Children of Men
One of the many perks of my new flat is having a cinema five minutes’ walk away. Tonight, I strolled down there at five past nine for the nine o’clock showing. Being ten minutes late still gave me plenty of time before the actual picture but enabled me to avoid the adverts for Gillette’s latest 98-blade face-scraper or whatever. Advertising subsidises the cinema’s running costs and I don’t have to watch it. Everyone’s happy!

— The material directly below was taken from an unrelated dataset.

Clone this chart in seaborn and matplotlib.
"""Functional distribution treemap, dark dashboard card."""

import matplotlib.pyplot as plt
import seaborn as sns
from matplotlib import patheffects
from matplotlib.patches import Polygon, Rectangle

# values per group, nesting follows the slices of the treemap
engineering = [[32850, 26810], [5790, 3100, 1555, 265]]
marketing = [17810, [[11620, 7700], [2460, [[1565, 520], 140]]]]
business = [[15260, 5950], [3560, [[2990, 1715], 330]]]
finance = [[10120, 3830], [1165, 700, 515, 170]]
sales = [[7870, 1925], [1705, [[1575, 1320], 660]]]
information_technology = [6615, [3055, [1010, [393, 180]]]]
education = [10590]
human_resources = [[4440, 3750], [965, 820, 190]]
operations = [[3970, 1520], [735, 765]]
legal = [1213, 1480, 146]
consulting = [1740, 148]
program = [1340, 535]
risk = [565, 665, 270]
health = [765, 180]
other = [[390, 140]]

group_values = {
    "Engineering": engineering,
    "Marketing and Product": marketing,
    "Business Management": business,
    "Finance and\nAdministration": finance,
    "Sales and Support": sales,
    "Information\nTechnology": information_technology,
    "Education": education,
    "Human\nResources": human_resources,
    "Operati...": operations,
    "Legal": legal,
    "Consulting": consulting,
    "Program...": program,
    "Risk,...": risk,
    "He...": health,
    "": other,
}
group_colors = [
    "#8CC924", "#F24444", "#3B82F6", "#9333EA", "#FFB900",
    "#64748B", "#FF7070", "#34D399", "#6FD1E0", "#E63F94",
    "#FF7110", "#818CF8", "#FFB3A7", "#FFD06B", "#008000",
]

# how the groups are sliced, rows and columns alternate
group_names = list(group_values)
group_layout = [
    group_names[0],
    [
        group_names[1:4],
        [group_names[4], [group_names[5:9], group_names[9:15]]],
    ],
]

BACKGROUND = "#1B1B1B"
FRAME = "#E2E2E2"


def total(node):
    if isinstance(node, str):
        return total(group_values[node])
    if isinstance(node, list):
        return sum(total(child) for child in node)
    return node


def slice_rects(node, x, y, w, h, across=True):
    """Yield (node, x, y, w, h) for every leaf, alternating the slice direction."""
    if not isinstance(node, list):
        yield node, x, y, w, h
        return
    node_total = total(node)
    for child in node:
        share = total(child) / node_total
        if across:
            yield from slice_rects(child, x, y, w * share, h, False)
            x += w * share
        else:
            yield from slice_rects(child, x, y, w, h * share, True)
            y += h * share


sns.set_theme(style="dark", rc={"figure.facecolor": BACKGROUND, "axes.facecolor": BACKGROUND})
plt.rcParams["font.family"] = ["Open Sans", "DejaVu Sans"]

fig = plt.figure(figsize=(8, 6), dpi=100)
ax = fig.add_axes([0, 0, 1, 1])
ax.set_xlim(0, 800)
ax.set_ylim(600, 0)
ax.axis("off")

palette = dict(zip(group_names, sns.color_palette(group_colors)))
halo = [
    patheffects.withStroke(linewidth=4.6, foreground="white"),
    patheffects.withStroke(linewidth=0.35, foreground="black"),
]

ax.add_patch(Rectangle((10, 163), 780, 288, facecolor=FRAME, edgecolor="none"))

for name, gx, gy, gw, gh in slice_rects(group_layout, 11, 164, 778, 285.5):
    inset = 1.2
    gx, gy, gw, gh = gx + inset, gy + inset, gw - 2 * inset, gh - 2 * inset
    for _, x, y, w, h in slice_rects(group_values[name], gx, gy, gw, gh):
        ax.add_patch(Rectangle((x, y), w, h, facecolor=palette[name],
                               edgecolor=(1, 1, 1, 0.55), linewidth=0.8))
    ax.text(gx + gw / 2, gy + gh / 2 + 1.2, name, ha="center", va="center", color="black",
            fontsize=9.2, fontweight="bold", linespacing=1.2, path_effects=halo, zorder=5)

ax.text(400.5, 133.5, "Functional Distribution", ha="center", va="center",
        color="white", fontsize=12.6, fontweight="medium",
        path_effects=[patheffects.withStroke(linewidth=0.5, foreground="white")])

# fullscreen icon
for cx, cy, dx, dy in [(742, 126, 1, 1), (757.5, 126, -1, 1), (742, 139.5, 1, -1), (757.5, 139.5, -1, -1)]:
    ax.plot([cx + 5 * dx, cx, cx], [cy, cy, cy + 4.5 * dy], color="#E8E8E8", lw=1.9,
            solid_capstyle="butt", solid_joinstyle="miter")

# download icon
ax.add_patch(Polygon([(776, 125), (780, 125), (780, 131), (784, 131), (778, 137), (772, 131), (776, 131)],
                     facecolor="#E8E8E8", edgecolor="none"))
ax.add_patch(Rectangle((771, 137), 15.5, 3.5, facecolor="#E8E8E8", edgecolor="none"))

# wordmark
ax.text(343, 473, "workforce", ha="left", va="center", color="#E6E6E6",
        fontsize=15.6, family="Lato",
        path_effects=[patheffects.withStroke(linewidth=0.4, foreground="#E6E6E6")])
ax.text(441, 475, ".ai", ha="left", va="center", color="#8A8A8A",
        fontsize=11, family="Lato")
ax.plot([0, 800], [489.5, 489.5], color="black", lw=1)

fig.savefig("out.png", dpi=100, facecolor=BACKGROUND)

The trailers for Children of Men had piqued my interest, and I’d been looking forward to its release. It’s an interesting premise: women have stopped having babies, and global society has broken down; most countries have collapsed or been annihilated in war. Britain, meanwhile, survives as a refugee-demonising police state. So, no change there, then!

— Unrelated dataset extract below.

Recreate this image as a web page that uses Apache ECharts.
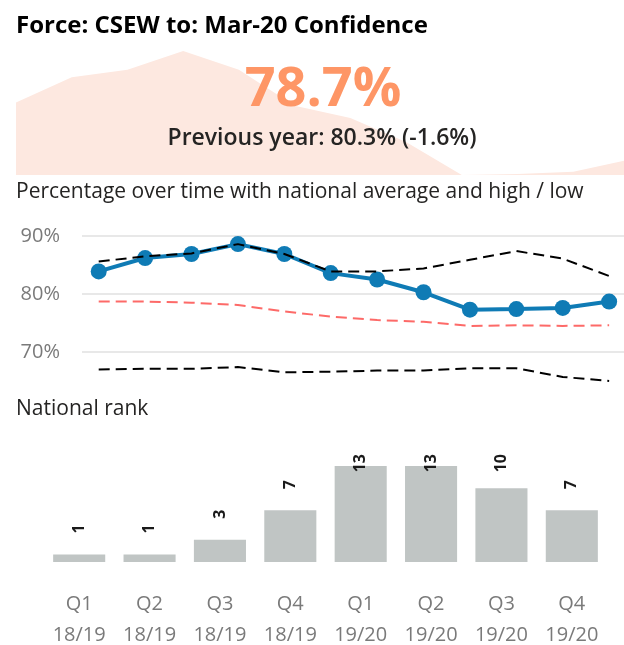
<!DOCTYPE html>
<html>
<head>
<meta charset="utf-8">
<script src="https://cdn.jsdelivr.net/npm/echarts@6/dist/echarts.min.js"></script>
<style>
  html, body { margin: 0; padding: 0; background: #fff; }
  #chart { width: 624px; height: 645px; }
</style>
</head>
<body>
<div id="chart"></div>
<script>
// quarters shown in the line chart (to Mar-20)
const lineQuarters = ['Jun-17', 'Sep-17', 'Dec-17', 'Mar-18', 'Jun-18', 'Sep-18',
  'Dec-18', 'Mar-19', 'Jun-19', 'Sep-19', 'Dec-19', 'Mar-20'];
const forceValues = [83.9, 86.2, 86.9, 88.6, 86.9, 83.6, 82.5, 80.3, 77.3, 77.4, 77.6, 78.7];
const highValues = [85.6, 86.5, 87.0, 88.6, 86.9, 83.9, 83.9, 84.4, 85.9, 87.4, 86.1, 83.1];
const avgValues = [78.7, 78.7, 78.5, 78.1, 77.0, 76.1, 75.5, 75.2, 74.5, 74.6, 74.5, 74.6];
const lowValues = [67.0, 67.1, 67.1, 67.4, 66.5, 66.6, 66.8, 66.8, 67.2, 67.2, 65.7, 65.0];

const rankQuarters = ['Q1\n18/19', 'Q2\n18/19', 'Q3\n18/19', 'Q4\n18/19',
  'Q1\n19/20', 'Q2\n19/20', 'Q3\n19/20', 'Q4\n19/20'];
const rankValues = [1, 1, 3, 7, 13, 13, 10, 7];

const lineTicks = [60, 70, 80, 90];

const font = '"Segoe UI", "Open Sans", sans-serif';
const latest = forceValues[forceValues.length - 1];
const prevYear = forceValues[forceValues.length - 5];
const diff = (latest - prevYear).toFixed(1);

const rankTop = 466;
const labelTop = 454;   // rank labels are kept below this line
const labelFont = 'bold 16px ' + font;

let chart = echarts.init(document.getElementById('chart'), null, { renderer: 'canvas' });

let option = {
  backgroundColor: '#fff',
  animation: false,
  textStyle: { fontFamily: font },
  graphic: [
    {
      type: 'text', x: 16, y: 26, z: 10,
      style: {
        text: 'Force: CSEW to: Mar-20 Confidence',
        font: 'bold 24px ' + font, fill: '#000', verticalAlign: 'middle'
      }
    },
    {
      type: 'text', x: 323, y: 91, z: 10,
      style: {
        text: latest.toFixed(1) + '%',
        font: 'bold 54px ' + font, fill: '#fe9666', align: 'center', verticalAlign: 'middle'
      }
    },
    {
      type: 'text', x: 322, y: 138, z: 10,
      style: {
        text: 'Previous year: ' + prevYear.toFixed(1) + '% (' + diff + '%)',
        font: '600 23px ' + font, fill: '#252423', align: 'center', verticalAlign: 'middle'
      }
    },
    {
      type: 'text', x: 16, y: 192, z: 10,
      style: {
        text: 'Percentage over time with national average and high / low',
        font: '21px ' + font, fill: '#252423', verticalAlign: 'middle'
      }
    },
    {
      type: 'text', x: 16, y: 409, z: 10,
      style: {
        text: 'National rank',
        font: '21px ' + font, fill: '#252423', verticalAlign: 'middle'
      }
    }
  ],
  grid: [
    { left: 16, right: -5, top: 51, bottom: 470, outerBoundsMode: 'none' },
    { left: 82, right: 0, top: 236, bottom: 235, outerBoundsMode: 'none' },
    { left: 44, right: 17, top: rankTop, bottom: 83, outerBoundsMode: 'none' }
  ],
  xAxis: [
    { gridIndex: 0, type: 'category', data: lineQuarters, boundaryGap: false, show: false },
    { gridIndex: 1, type: 'value', min: -0.36, max: 11.32, show: false },
    {
      gridIndex: 2, type: 'category', data: rankQuarters,
      axisLine: { show: false }, axisTick: { show: false },
      axisLabel: { color: '#7a7a7a', fontSize: 20, lineHeight: 31, margin: 27 }
    }
  ],
  yAxis: [
    { gridIndex: 0, type: 'value', min: 'dataMin', max: 'dataMax', show: false },
    {
      gridIndex: 1, type: 'value', min: lineTicks[0], max: lineTicks[lineTicks.length - 1], interval: 10,
      axisLine: { show: false }, axisTick: { show: false },
      axisLabel: { color: '#7a7a7a', fontSize: 20, margin: 22, showMinLabel: false, formatter: '{value}%' },
      splitLine: { lineStyle: { color: ['transparent', '#e8e8e8', '#e8e8e8', '#e8e8e8'], width: 2 } }
    },
    { gridIndex: 2, type: 'value', min: 0, max: Math.max(...rankValues), show: false }
  ],
  series: [
    {
      name: 'background', type: 'line', xAxisIndex: 0, yAxisIndex: 0,
      data: forceValues, symbol: 'none', silent: true,
      lineStyle: { width: 0 }, areaStyle: { color: '#fde8e0', opacity: 1 }, z: 0
    },
    {
      name: 'Force', type: 'line', xAxisIndex: 1, yAxisIndex: 1,
      data: forceValues.map((v, i) => [i, v]),
      symbol: 'circle', symbolSize: 16,
      lineStyle: { color: '#0f7bb5', width: 4 }, itemStyle: { color: '#0f7bb5' }, z: 3
    },
    {
      name: 'High', type: 'line', xAxisIndex: 1, yAxisIndex: 1,
      data: highValues.map((v, i) => [i, v]), symbol: 'none',
      lineStyle: { color: '#000', width: 2, type: [11, 6] }, z: 4
    },
    {
      name: 'National average', type: 'line', xAxisIndex: 1, yAxisIndex: 1,
      data: avgValues.map((v, i) => [i, v]), symbol: 'none',
      lineStyle: { color: '#fd6a68', width: 2, type: [11, 6] }, z: 4
    },
    {
      name: 'Low', type: 'line', xAxisIndex: 1, yAxisIndex: 1,
      data: lowValues.map((v, i) => [i, v]), symbol: 'none',
      lineStyle: { color: '#000', width: 2, type: [11, 6] }, z: 4
    },
    {
      id: 'rank', name: 'National rank', type: 'bar', xAxisIndex: 2, yAxisIndex: 2,
      data: rankValues, barCategoryGap: '26%',
      itemStyle: { color: '#c0c5c4' },
      label: {
        show: true, position: 'top', distance: 21, rotate: 90,
        align: 'left', verticalAlign: 'middle',
        fontWeight: 'bold', fontSize: 16, color: '#1a1a1a'
      }
    }
  ]
};

chart.setOption(option);

// keep tall bars' labels from running above the label line (pulled into the bar instead)
const ctx = document.createElement('canvas').getContext('2d');
ctx.font = labelFont;
const rankData = rankValues.map((v, i) => {
  const top = chart.convertToPixel({ gridIndex: 2 }, [i, v])[1];
  const len = ctx.measureText(String(v)).width;
  return { value: v, label: { distance: Math.min(21, top - labelTop - len) } };
});
chart.setOption({ series: [{ id: 'rank', data: rankData }] });
</script>
</body>
</html>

I love everything apocalyptic—I’ll be the one celebrating at the end of the world, enjoying the fireworks and feeling relieved that I won’t have to eke out a penurious old age on a pittance—and I wasn’t disappointed by the bleak dystopianism of the film. The idea of grannified Bexhill-on-Sea as a refugee camp—summary executions, burning cadavers and all—was inspired. (It’s also probably the only part of rounding up and expelling refugees that won’t have appealed to Daily Mail readers!)
But nothing is too jarringly different from now: by presenting a near future (2027) that’s recognisably rooted in our present, it feels credible and real. I’m not really sure that we’ll see tuk-tuks on the streets of London anytime soon, though!
There were a few weak points: when customising current cars to make future models, don’t choose something as immediately distinctive as the Renault Mégane: no amount of filler can disguise that idiosyncratic rear window. Also, when it comes to shooting scenes, less is more. Otherwise, the hero bullet deflection shield just gets unbelievable. The latter part of the film was a bit Lethal Weapon.
Still, it was an interesting, enjoyable, and provocative film.